### Exercise aim
Copy all lines of the listing that include the string "this".

### Listing
########

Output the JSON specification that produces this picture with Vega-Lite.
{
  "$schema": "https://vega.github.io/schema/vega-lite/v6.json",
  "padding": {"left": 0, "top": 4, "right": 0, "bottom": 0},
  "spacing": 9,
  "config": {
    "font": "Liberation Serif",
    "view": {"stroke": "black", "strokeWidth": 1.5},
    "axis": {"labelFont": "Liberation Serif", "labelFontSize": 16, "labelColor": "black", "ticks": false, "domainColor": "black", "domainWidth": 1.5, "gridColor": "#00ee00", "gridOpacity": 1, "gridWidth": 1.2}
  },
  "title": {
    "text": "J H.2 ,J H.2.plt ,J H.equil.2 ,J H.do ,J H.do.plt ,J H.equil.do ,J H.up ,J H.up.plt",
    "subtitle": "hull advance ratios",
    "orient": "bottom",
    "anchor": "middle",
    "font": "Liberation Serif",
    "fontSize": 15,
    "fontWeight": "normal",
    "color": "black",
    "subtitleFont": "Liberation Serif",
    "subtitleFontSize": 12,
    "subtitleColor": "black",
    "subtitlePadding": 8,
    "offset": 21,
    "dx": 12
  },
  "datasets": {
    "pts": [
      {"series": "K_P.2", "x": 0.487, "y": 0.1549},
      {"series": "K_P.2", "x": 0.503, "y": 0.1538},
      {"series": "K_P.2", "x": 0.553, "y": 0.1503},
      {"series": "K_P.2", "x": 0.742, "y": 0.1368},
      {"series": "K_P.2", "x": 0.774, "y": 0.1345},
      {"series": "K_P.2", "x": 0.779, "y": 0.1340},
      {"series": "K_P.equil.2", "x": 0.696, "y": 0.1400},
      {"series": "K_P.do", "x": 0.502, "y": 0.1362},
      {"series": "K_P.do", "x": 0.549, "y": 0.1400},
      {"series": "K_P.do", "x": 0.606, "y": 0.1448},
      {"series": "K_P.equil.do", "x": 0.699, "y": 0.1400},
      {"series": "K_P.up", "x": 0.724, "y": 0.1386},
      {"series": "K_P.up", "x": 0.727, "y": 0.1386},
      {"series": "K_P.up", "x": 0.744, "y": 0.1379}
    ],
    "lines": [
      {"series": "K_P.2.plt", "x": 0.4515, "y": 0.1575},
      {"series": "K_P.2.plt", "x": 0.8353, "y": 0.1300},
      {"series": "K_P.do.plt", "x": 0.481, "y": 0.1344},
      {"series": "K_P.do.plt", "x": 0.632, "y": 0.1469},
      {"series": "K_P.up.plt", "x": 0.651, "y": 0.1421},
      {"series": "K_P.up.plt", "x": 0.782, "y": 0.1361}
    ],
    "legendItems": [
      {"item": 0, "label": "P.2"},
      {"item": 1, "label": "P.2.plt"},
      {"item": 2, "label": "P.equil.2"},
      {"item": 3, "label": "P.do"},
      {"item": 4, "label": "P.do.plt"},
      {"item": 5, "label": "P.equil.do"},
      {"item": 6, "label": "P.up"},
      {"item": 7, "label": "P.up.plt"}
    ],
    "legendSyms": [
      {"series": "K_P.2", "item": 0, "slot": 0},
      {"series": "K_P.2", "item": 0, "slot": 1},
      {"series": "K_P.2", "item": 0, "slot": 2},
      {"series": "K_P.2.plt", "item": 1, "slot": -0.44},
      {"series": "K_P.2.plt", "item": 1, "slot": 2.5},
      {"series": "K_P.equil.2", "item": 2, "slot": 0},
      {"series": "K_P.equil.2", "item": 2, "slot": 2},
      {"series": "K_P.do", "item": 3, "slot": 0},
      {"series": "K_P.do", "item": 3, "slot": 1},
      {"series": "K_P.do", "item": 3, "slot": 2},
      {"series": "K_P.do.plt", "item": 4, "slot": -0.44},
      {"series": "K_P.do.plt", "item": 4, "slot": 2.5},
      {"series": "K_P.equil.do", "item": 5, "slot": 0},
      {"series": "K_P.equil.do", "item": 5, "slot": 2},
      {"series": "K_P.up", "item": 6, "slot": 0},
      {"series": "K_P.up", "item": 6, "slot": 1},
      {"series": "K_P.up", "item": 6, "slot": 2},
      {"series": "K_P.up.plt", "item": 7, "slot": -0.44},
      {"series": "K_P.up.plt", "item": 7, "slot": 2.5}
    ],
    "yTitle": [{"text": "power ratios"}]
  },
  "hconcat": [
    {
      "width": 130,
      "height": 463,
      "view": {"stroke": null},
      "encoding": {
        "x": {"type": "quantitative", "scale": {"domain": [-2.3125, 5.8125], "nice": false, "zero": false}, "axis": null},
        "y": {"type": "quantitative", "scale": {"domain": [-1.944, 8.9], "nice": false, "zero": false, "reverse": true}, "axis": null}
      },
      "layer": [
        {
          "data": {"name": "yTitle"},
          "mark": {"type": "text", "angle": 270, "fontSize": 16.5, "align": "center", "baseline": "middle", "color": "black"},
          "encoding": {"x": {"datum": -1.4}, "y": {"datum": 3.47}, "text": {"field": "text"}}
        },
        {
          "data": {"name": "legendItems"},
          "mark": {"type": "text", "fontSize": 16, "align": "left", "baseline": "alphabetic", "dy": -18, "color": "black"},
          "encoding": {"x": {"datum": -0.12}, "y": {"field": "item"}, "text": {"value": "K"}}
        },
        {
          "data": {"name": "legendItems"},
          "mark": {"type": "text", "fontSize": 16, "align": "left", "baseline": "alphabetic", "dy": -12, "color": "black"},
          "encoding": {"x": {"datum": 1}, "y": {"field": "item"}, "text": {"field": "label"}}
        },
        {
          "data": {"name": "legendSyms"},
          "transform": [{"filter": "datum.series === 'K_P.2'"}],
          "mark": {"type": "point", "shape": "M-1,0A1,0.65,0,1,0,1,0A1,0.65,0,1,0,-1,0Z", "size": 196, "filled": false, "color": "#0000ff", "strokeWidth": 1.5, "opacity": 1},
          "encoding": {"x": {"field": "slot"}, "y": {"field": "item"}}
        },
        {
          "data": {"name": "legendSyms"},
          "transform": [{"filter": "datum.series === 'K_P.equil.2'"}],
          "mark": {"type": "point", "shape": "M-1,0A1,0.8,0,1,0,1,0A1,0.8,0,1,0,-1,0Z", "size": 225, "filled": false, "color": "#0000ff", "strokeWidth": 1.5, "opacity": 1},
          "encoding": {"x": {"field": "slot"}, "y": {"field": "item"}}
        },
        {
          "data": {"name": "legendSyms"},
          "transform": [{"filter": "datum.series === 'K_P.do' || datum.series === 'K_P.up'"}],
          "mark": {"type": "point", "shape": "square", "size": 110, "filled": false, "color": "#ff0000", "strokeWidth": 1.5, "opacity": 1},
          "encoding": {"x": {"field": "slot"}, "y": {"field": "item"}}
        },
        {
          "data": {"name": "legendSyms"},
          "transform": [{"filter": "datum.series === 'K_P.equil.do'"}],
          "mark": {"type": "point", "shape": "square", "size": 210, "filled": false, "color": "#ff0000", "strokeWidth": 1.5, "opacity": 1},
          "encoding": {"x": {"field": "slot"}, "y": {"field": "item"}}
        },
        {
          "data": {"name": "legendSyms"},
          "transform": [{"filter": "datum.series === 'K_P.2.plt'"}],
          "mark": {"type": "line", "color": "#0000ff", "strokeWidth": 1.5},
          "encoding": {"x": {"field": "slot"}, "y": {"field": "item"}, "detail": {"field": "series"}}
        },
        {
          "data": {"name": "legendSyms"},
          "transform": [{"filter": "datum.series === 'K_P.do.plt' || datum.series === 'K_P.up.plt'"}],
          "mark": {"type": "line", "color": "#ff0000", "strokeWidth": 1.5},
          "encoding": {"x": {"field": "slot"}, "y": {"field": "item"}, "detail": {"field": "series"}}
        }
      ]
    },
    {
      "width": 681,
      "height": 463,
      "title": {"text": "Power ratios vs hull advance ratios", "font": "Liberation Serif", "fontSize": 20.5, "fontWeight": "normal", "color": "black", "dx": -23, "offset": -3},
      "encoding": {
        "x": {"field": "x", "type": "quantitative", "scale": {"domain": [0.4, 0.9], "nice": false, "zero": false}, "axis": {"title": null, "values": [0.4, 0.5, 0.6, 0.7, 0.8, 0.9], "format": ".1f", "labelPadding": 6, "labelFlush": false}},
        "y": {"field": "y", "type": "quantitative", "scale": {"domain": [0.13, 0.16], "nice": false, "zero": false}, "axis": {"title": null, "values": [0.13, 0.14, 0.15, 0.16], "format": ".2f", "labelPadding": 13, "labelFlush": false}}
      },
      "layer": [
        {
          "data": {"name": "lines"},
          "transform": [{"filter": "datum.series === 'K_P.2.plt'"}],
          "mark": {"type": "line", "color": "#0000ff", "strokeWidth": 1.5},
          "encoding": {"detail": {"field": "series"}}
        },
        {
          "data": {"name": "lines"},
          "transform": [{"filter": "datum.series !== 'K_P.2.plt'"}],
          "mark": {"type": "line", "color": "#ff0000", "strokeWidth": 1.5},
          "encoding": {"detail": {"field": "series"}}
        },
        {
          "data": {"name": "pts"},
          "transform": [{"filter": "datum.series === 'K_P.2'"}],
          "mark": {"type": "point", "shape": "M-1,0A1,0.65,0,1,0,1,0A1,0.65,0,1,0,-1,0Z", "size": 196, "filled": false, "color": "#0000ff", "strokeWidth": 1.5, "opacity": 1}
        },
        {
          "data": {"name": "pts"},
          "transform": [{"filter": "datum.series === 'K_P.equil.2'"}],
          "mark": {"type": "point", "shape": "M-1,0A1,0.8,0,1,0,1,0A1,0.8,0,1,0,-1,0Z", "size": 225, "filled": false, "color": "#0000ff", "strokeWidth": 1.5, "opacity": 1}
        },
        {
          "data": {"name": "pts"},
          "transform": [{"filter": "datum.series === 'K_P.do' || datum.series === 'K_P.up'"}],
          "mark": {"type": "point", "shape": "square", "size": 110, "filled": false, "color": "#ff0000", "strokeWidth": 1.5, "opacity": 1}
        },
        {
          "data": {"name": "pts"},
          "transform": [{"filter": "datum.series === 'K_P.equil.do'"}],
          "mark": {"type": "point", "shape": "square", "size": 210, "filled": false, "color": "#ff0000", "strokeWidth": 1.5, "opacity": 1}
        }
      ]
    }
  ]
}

########

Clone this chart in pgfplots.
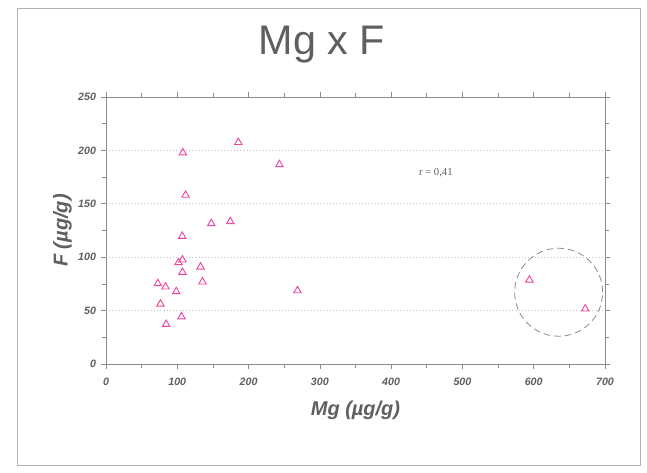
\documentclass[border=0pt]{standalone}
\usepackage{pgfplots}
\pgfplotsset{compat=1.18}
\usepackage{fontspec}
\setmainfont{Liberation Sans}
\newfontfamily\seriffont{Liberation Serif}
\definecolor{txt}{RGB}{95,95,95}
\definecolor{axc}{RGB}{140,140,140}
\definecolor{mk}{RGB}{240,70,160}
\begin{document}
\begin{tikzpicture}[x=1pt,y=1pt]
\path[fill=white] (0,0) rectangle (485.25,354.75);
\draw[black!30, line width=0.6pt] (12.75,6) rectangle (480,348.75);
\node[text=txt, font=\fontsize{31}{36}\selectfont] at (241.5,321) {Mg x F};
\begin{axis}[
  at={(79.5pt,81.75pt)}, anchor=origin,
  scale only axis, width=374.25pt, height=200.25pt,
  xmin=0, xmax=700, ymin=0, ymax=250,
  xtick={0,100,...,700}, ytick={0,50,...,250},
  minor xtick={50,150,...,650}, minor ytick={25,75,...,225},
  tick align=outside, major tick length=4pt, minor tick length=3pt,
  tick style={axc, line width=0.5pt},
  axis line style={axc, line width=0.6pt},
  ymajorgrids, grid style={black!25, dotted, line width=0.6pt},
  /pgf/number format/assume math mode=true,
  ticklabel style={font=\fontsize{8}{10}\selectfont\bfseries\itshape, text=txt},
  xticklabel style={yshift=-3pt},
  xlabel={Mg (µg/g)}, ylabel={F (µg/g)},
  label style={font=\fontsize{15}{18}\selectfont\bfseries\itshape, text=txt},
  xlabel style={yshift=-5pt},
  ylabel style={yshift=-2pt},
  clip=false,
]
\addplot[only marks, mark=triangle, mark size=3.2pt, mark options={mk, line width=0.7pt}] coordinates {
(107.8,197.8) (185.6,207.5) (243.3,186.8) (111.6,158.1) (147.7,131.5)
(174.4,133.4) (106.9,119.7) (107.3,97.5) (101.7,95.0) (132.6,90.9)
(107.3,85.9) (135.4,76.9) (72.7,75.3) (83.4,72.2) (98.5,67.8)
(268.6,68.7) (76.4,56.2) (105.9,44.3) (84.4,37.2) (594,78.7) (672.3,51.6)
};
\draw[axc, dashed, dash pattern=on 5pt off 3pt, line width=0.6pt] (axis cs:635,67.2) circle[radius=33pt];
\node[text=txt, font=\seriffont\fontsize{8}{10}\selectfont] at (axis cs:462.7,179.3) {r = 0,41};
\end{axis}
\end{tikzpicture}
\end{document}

########

### Reply
Output the JSON specification that produces this picture with Vega-Lite.
Clone this chart in pgfplots.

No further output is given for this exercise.